(YOUR INSTRUCTIONS) Filter out everything except lines holding "this".

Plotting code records
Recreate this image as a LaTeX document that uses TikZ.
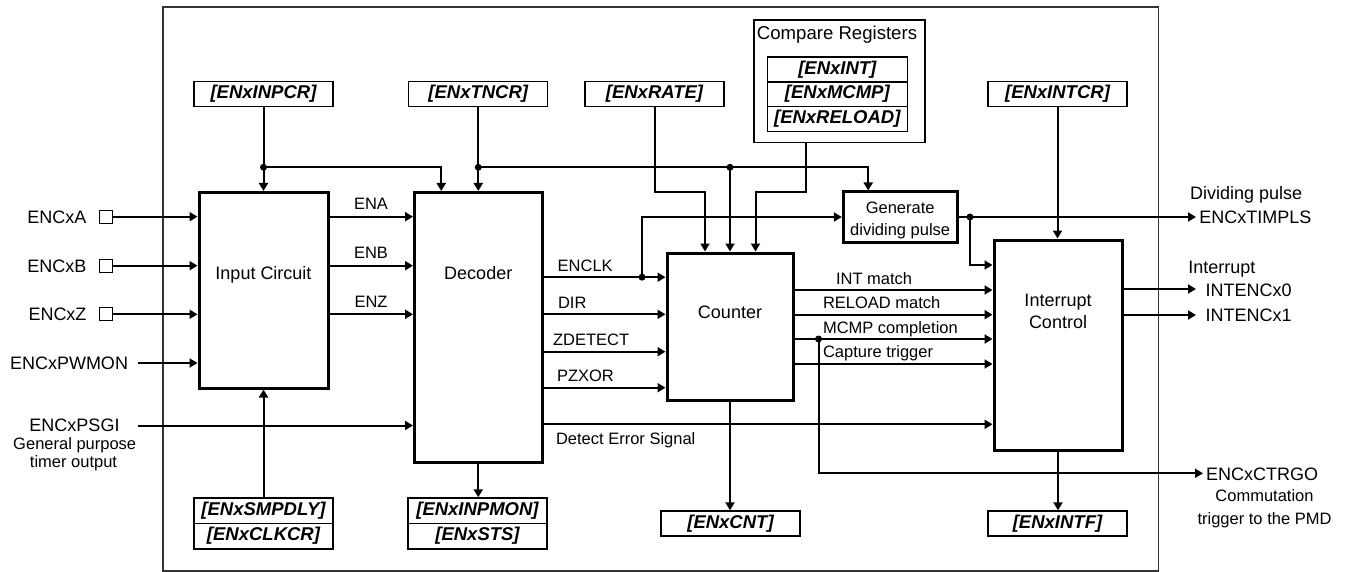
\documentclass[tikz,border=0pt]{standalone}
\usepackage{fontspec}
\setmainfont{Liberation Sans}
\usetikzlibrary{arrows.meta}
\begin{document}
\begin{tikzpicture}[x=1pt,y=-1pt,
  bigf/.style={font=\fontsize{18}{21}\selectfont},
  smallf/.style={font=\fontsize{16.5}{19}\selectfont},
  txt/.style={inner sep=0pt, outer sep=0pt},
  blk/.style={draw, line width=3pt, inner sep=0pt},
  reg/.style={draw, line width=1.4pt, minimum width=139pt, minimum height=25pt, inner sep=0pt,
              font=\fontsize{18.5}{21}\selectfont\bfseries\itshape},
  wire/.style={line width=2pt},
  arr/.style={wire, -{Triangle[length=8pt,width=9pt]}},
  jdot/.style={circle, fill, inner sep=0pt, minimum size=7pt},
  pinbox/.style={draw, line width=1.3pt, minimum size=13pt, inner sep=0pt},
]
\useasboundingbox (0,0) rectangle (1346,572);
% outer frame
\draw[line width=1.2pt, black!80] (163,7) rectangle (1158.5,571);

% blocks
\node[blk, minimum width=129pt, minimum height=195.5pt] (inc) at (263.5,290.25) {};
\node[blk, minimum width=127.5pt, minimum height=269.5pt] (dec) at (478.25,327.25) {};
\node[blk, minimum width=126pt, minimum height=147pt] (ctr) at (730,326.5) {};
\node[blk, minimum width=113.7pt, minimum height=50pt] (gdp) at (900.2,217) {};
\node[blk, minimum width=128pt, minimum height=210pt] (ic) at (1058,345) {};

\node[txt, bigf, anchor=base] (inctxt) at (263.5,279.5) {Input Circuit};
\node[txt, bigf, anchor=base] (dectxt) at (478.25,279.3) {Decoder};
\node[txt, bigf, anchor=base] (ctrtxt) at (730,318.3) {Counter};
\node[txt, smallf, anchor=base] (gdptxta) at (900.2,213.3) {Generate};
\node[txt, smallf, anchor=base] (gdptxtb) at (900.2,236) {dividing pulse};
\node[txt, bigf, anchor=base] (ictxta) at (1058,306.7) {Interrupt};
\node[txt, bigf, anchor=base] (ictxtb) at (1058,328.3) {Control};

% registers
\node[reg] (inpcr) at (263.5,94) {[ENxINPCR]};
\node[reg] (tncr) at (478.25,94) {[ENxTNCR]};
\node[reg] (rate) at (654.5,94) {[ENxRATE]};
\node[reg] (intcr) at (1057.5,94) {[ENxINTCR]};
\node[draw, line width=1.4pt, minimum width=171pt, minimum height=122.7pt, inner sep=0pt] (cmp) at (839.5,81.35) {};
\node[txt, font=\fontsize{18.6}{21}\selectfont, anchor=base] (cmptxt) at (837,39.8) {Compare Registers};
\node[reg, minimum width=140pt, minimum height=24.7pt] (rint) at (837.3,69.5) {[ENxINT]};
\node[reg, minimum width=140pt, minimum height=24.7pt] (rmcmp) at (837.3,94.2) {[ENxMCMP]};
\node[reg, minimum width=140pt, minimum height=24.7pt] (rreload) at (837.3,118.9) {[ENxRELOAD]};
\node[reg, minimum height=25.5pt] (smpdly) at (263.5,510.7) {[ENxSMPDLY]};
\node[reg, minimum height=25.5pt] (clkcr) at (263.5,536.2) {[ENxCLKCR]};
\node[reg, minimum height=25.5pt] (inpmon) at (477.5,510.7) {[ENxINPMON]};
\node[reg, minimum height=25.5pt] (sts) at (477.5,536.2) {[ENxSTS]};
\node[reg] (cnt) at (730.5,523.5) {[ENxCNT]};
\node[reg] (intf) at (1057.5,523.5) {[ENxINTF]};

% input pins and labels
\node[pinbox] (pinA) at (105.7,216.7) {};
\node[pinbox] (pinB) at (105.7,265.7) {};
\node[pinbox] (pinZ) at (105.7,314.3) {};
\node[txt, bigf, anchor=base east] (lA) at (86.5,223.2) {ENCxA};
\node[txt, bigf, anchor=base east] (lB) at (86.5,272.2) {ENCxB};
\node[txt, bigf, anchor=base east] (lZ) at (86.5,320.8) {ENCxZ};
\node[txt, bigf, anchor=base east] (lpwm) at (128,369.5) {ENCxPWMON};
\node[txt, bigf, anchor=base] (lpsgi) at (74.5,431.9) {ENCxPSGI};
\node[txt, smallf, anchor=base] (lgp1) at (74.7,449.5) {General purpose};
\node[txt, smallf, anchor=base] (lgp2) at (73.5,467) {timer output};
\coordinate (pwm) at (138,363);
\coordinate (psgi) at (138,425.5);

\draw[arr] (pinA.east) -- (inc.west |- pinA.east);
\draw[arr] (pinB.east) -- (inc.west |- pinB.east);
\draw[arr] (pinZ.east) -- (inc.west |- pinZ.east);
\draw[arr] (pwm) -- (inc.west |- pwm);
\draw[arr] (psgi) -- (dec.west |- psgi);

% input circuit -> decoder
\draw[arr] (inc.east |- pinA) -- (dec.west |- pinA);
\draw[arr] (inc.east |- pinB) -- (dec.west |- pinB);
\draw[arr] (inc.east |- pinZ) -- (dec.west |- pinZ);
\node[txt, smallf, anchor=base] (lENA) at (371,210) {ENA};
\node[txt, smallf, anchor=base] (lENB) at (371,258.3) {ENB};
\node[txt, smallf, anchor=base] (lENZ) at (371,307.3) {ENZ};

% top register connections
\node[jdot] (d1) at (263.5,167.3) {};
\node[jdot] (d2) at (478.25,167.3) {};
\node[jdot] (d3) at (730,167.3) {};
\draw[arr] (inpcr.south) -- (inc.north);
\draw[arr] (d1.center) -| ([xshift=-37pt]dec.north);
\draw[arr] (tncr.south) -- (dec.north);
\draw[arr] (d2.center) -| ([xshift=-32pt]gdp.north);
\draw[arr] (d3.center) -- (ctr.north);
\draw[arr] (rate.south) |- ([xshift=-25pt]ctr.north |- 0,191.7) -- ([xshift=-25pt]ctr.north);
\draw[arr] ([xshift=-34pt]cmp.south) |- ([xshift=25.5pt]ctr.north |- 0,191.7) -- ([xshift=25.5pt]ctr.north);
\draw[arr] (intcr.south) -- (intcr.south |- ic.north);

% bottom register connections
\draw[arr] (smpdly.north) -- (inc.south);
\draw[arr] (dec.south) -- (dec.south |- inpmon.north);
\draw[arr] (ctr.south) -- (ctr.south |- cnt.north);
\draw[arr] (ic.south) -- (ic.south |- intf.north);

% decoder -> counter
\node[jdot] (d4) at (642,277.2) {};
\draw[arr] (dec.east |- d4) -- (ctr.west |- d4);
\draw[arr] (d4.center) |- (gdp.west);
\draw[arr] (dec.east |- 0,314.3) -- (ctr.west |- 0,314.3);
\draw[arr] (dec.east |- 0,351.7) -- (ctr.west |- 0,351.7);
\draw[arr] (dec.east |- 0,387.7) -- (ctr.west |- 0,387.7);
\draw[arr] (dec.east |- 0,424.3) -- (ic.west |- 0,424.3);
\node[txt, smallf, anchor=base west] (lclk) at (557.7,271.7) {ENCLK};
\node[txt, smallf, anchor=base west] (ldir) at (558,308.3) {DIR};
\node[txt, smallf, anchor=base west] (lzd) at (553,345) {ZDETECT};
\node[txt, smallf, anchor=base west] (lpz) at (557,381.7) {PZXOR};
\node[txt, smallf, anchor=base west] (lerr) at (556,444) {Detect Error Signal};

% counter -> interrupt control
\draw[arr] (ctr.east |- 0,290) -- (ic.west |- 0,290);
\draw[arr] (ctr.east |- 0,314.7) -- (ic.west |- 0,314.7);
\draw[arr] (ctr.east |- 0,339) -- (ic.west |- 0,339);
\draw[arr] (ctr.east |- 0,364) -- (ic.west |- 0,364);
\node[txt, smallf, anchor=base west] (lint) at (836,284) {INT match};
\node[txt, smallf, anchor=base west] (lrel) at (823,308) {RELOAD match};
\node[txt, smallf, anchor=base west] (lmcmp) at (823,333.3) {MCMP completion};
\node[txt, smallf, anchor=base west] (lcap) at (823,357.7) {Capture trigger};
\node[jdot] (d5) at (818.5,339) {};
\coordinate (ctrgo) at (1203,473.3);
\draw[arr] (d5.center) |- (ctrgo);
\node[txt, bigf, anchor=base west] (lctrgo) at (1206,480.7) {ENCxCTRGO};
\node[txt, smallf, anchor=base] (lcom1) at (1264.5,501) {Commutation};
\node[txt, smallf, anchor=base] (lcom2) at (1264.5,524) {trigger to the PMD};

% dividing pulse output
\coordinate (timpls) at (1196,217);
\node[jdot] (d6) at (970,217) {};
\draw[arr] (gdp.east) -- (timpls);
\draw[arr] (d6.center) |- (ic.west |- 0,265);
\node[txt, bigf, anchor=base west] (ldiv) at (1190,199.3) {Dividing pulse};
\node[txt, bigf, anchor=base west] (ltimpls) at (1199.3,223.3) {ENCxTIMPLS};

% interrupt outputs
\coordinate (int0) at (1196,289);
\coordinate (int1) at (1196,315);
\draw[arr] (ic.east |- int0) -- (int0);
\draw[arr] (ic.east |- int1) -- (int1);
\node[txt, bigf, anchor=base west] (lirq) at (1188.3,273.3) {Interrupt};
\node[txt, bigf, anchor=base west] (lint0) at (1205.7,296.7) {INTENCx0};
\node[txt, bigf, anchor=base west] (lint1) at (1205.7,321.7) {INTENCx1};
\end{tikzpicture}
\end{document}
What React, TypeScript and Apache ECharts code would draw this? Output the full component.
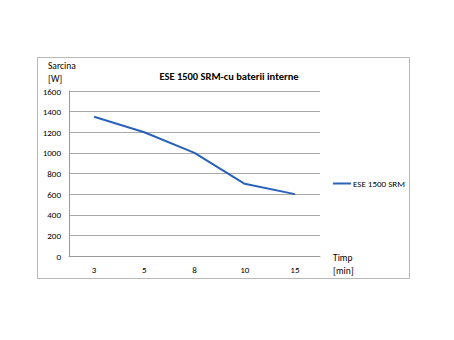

(EXPECTED OUTPUT)
Recreate this image as a LaTeX document that uses TikZ.
What React, TypeScript and Apache ECharts code would draw this? Output the full component.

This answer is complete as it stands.